Navy Vice Adm. James Syring said the Missile Defense Agency plans to allocate $1.3 billion of its $7.46 billion budget request for fiscal year 2015 toward homeland defense, including a purchase of ground-based interceptor missiles to beef up MDA’s fleet, the American Forces Press Service reported Thursday.
The press service noted that past test flights to assess a key component of the GBIs, referred to as the exoatmospheric kill vehicle, have come back with issues, but the MDA chief assured lawmakers that the agency remains committed to the technology.

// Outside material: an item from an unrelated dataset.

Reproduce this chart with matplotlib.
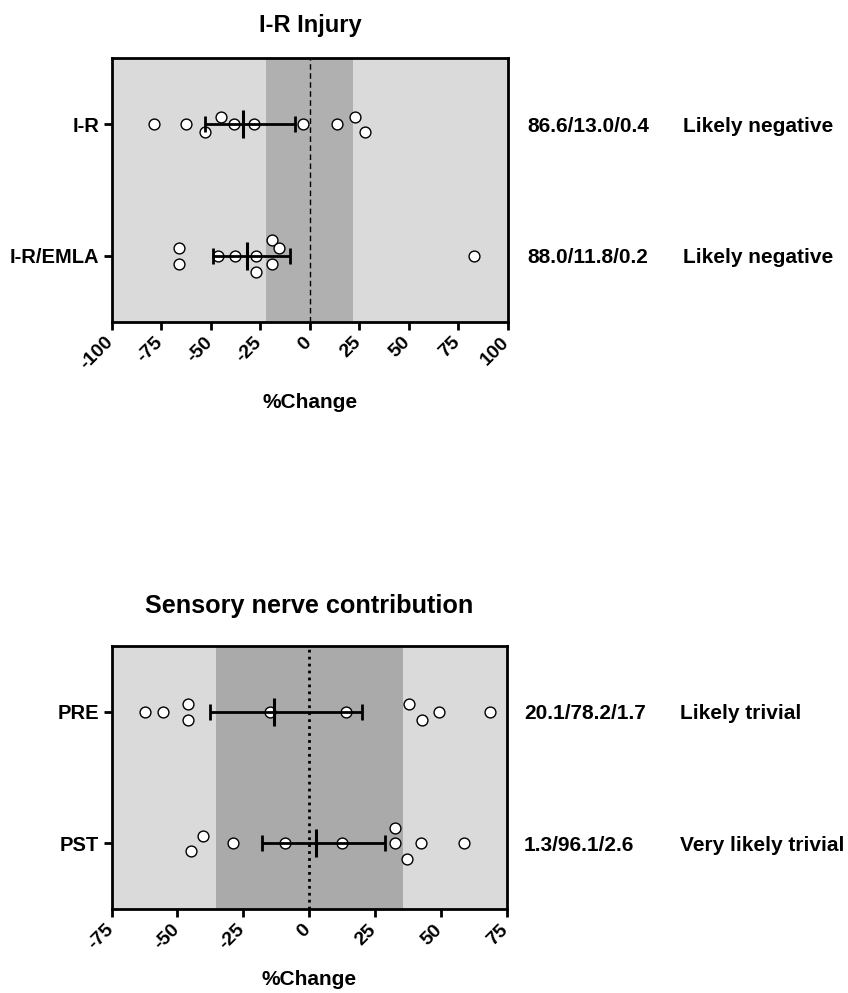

“My highest priority remains the successful intercept flight test of the CE-2 (variant) exoatmospheric kill vehicle,” Syring said Wednesday in testimony before the Senate Appropriations Defense Subcommittee.
The director added that the agency is looking toward addressing the EKV’s cost and reliability in a proposed redesign next year.
Syring also discussed other aspects of the budget request, including $929 million funding for the continued development of the Aegis ballistic missile defense system, as well as MDA’s milestones with respect to NATO activities, Terminal High Altitude Area Defense interceptors and cybersecurity efforts.
Syring noted that for fiscal year 2015, MDA is set to add to its arsenal 31 THAAD interceptors, which works to shoot down incoming warheads inside or outside the atmosphere before they hit their targets.
Development of a long-range discrimination radar is also in the works, with a planned launch in six years’ time, Syring told the senate panel.
“The new mid-course tracking radar will provide persistent coverage and improved discrimination capabilities against threats to the homeland from the Pacific theater,” he said.